According to a December 7th, 1968, news article in Rolling Stone, the Track release of the album “met resistance and censorship in many record shops and outlying provinces in the British Isles,” while London wholesalers were only selling the record with a nudity-obscuring brown wrapper. Hendrix, for his part, claimed he hadn’t been informed about Track’s plans for the album cover.
“I didn’t know a thing about the English sleeve,” he told Melody Maker in November 1968. “Still, you know me, I dug it anyway. Except I think it’s sad the way the photographer made the girls look ugly. Some of them are nice looking chicks, but the photographer distorted the photograph with a fish-eye lens or something. That’s mean. It made the girls look bad. But it’s not my fault.”
9. Hendrix was unhappy with the way the finished album sounded.
While Hendrix spent long hours in the studio recording Electric Ladyland — running up a $60,000 bill at the Record Plant and $10,000 at Olympic (or more than half a million dollars in 2018 terms) with his round-the-clock work — he unfortunately had no such luxury when it came to the final mix. Pressured by Reprise for a finished product, he was forced to mix the record while out on tour with the Experience.

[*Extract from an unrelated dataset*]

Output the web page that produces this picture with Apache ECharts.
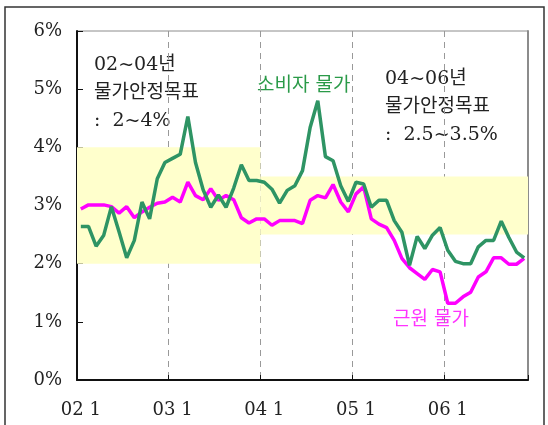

“It’s very hard to concentrate on both,” he lamented to Hullabaloo magazine, shortly after the album’s release. “So some of the mix came out muddy — not exactly muddy but with too much bass. We mixed it and produced it and all that mess, but when it came time for them to press it, quite naturally they screwed it up, because they didn’t know what we wanted. There’s 3D sound being used on there that you can’t even appreciate because they didn’t know how to cut it properly. They thought it was out of phase.”
10. Rolling Stone gave the album a mixed review upon its release.
Electric Ladyland sounded like nothing else when it was released in October 1968, so it’s not entirely surprising that many contemporary reviewers were unable to fully get their heads and ears around its 75 minutes of sheer awesomeness. Tony Glover — writing about the album for Rolling Stone’s November 9th, 1968, issue — gave Electric Ladyland a decidedly mixed review, one which praised the album’s more straight-ahead blues excursions (as well as “All Along the Watchtower”) but he seemed unsure about its heavier moments, and specifically bemoaned the way Hendrix’s wailing guitar upset “the beautiful undersea mood” of “1983.” “My first reaction was, why did he have to do that?” Glover wrote. “Then I thought that he created a beautiful thing, but lost faith in it, and so destroyed it before anybody else could — in several ways, a bummer.”
Thirty-five years later, however, the album achieved its rightful due in Rolling Stone, landing at number 55 on the magazine’s list of the 500 Greatest Albums of All Time.